Johnson-Whittle Hall will honor Whittle, the first African American man admitted to the university, in 1951; and Johnson Coates, the first African American woman to graduate with an undergraduate degree, in 1959. Whittle, an engineering major, enrolled at a time when the university was still segregated. Johnson Coates attended the university on a full scholarship and earned a B.A. in education. Both received honorary degrees at UMD’s Spring 2020 commencement ceremony.
“This is a University of Maryland honor that signifies perseverance, hope and change,” said Whittle. “I thank the university for honoring my journey. My hope is that my story will continue to inspire the campus community to move forward and follow their dreams.”  
Johnson Coates said she was humbled and grateful to be honored by her alma mater. “I had no idea when I walked on to the campus of University of Maryland in 1955, that 65 years later, you would still be speaking of me. I’m thankful to the university for honoring me, for letting me know that my journey mattered, and now letting my journey become my legacy.”

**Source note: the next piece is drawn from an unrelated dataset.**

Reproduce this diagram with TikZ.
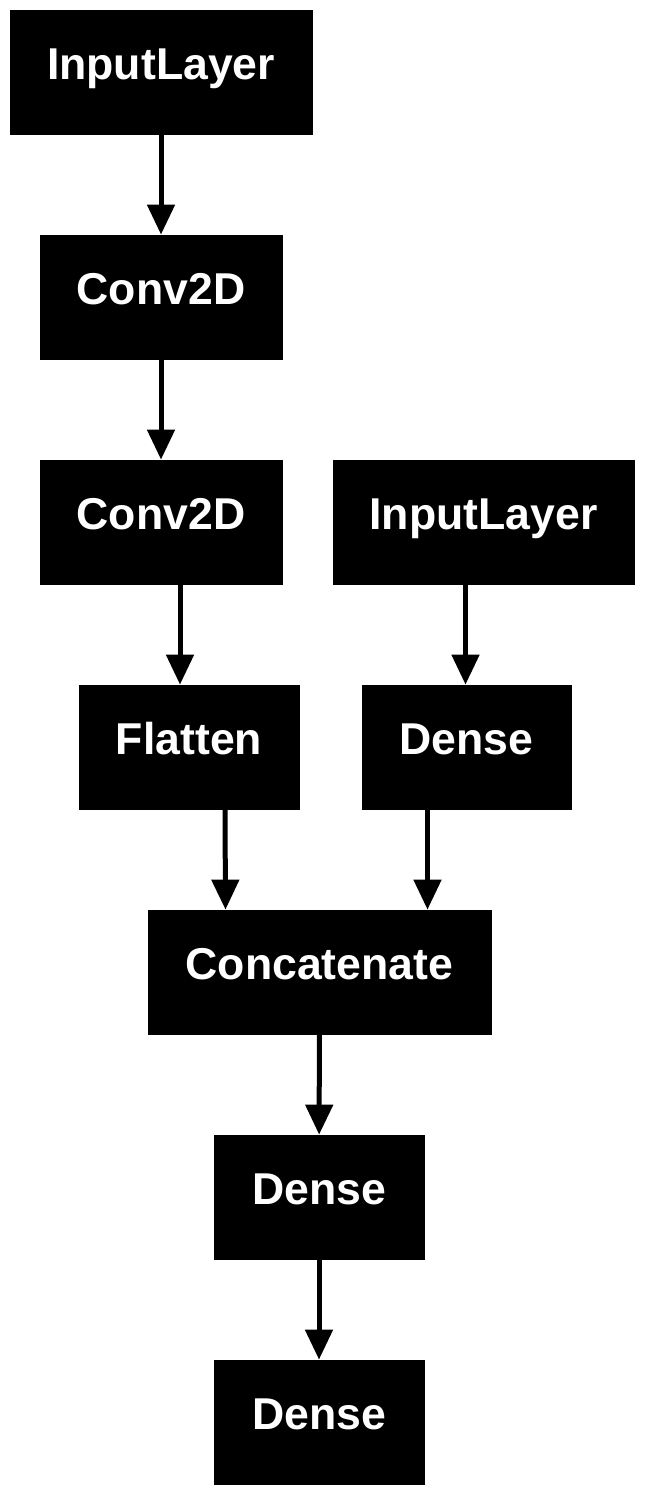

Pyon-Chen Hall will honor Pyon, the first Korean student to receive a degree from any American college or university, and Chen, the first Chinese student to enroll at the Maryland Agricultural College (now the University of Maryland). Pyon was the first Korean diplomat envoy to visit the United States in 1883, before emigrating to the United States for political reasons. He enrolled in the Maryland Agricultural College in 1887, where he earned a B.S. degree in 1891. Chen entered the university in 1915 and completed three years of study before transferring to Cornell, where he earned a B.A. He returned to College Park, earning an M.S. in agriculture in 1920. He later taught Chinese on campus from 1956 to 1967. Both Pyon and Chen have since died, and Pines has been in communication with their families to inform them of the recognition.  
Residence halls at the University of Maryland are named after Maryland county seats, with the exception of Calvert Hall, which is named for UMD founder Charles Benedict Calvert. The decision to name the residence halls after Whittle, Johnson Coates, Chen and Pyon is one of several initiatives and recommendations Pines outlined on July 1, his first day as president, to build a more diverse and welcoming campus community. In November, the University System of Maryland Board of Regents approved the name request.  
The Johnson-Whittle and Pyon-Chen residence halls will house about 900 first- and second-year students in single and double rooms, and a new dining facility in that complex will seat about 1,000. The new facilities, under construction on the field adjacent to Ellicott Hall and across Farm Drive, are slated to open during the 2021-22 academic year.